RECORDS:
####

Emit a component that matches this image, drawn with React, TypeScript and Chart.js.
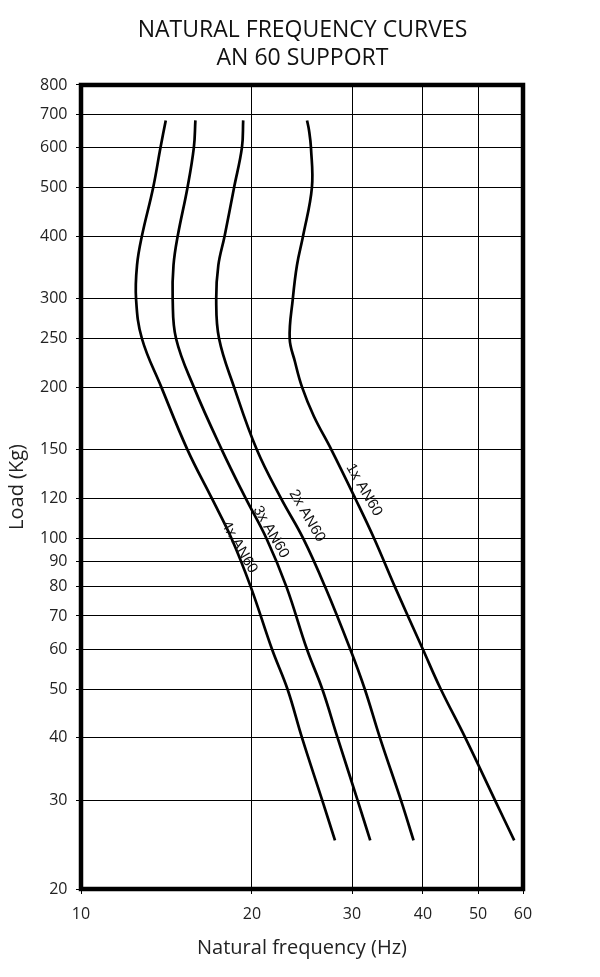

####

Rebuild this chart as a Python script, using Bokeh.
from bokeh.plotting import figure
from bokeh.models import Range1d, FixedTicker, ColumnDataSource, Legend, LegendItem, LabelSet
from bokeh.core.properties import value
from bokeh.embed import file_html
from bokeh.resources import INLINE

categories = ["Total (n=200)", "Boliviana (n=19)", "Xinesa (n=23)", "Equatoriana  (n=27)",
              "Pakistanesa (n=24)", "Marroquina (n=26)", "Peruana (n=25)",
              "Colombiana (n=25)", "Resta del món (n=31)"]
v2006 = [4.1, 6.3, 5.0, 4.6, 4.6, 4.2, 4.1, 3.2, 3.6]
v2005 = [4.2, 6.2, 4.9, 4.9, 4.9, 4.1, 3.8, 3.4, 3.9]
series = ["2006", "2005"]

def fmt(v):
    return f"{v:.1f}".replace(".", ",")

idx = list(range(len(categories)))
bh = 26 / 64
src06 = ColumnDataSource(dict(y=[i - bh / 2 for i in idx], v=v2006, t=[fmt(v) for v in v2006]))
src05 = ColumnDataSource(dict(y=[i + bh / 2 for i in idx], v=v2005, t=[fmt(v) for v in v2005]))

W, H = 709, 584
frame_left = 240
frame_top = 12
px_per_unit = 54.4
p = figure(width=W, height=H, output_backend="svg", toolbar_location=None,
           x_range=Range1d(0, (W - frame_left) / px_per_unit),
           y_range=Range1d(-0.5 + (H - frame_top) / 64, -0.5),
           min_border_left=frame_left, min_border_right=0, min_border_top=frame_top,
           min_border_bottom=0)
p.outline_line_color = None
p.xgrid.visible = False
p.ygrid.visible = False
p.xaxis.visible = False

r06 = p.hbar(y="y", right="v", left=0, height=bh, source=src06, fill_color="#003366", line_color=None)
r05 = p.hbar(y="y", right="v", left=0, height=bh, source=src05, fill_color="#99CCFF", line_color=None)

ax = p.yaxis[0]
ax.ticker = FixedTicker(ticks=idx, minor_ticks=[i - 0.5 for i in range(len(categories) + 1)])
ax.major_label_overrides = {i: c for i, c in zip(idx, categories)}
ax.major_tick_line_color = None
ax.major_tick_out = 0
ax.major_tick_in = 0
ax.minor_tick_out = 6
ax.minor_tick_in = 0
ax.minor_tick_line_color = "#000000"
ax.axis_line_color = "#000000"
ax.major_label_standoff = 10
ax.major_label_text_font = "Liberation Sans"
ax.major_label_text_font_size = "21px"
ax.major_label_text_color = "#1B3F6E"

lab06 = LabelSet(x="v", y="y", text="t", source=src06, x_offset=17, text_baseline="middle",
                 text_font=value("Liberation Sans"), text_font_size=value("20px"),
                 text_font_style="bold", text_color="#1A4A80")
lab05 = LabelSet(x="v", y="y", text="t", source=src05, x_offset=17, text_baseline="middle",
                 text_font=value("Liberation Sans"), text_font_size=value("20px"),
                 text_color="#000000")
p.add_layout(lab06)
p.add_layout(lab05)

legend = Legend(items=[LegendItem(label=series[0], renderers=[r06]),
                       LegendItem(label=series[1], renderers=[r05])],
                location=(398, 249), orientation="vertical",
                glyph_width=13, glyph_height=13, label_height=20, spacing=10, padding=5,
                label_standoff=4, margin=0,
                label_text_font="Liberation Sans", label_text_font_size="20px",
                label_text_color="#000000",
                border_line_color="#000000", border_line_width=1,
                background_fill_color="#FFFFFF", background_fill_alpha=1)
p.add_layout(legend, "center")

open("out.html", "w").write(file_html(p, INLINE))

####

WHAT YOU NEED TO DO: Print exactly the lines from the one containing "Rebuild this chart" to the one containing "from bokeh.resources import INLINE", both included, and nothing else.

THE ANSWER:
Rebuild this chart as a Python script, using Bokeh.
from bokeh.plotting import figure
from bokeh.models import Range1d, FixedTicker, ColumnDataSource, Legend, LegendItem, LabelSet
from bokeh.core.properties import value
from bokeh.embed import file_html
from bokeh.resources import INLINE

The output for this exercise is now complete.